Internet ads are poison, and that’s not a new phenomenon. Everyone who has a website that they actually pay to run knows that now. There is no longer any way for a cognizant adult to lend benefit of the doubt to ad networks for responsible behavior or to shrug about the potential for harm to visitors’ computers, the invasion of their privacy, or the unethical content of some of the ads themselves and the websites they link to.

Hopefully the rise of Patreon and cash.me will be the decline of ads on personal and hobbyist sites, at least.

I don’t play whack-a-mole anymore. I have reached an equilibrium. I admit I’m surprised on how few ads I see: I would like to see more.

As I see it, I’m helping the ad model evolve. You don’t click on newspaper or billboard ads either: they still register though. Also, if they want me to click on an ad, they should probably put some latency in their presentation. Sometimes I click to the next page and go back to the previous page only to find that the ad has disappeared.

It appears that advertisers are too obsessed with clicks. The ad market might try friendlier ads at higher volume.

Here’s a simple blog - Calculated Risk. http://www.calculatedriskblog.com/ Visit it without an ad blocker and there are all manner of irritating and moving ads from iShares: why do they want to piss me off? That’s a link I might actually click occasionally. With the ad blocker, I get 2 stock images that look a little (not too much) clickbaity. They allegedly link to nerdwallet and next advisor.

Nerdwallet displays sponsored ad copy disguised as a consumer review. The website is more polished than their stock photo ad. As for Next Advisor: [INDENT] NextAdvisor.com is a consumer information site that offers free, independent reviews and ratings of online services. We receive advertising revenue from most but not all of the companies whose products and services we review. For credit cards, we review cards from all of the top 10 US issuers by purchase volume (according to Issue 1035 of The Nilson Report, Feb 2014) excluding issuers that require additional accounts to be a cardholder and private label issuers. We may also review cards from other issuers in select cases. We do not review all products in a given category. We are independently owned and operated and all opinions expressed on this site are our own.
[/INDENT] I know how to get decent reviews. You go to Consumer Reports, bankrate.com or depositaccounts.com.

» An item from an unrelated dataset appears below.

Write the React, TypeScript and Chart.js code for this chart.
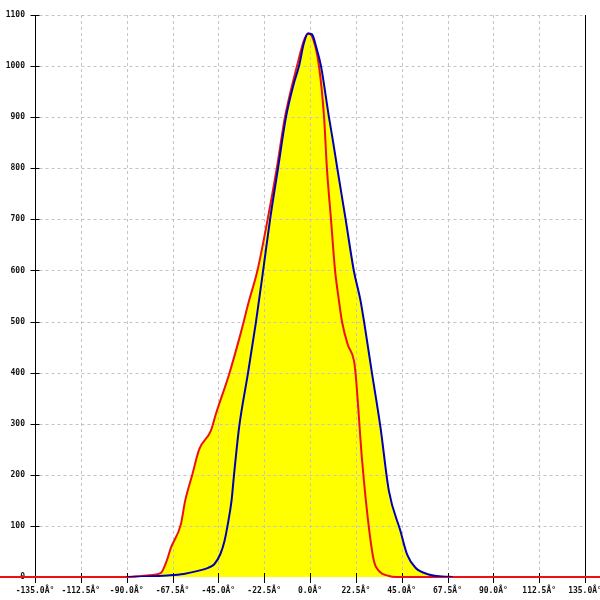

The real kick though is that there’s a vast amount of white space alongside the blog. You could advertise movies or bottled water there. Isn’t bandwidth cheap and browser caches widely available?

Anyway, one dirty secret is that scammers pay the most for ads. I’m talking about those who get your credit card for exchange of one weird trick, then enroll you in a $7.95 per month subscription service whose terms are buried in the fine print and whose name on the bill is opaque. I understand that advertisers seem to think that only morons see their ads anyway: anybody else uses a fully equipped ad blocker. It’s a vicious circle.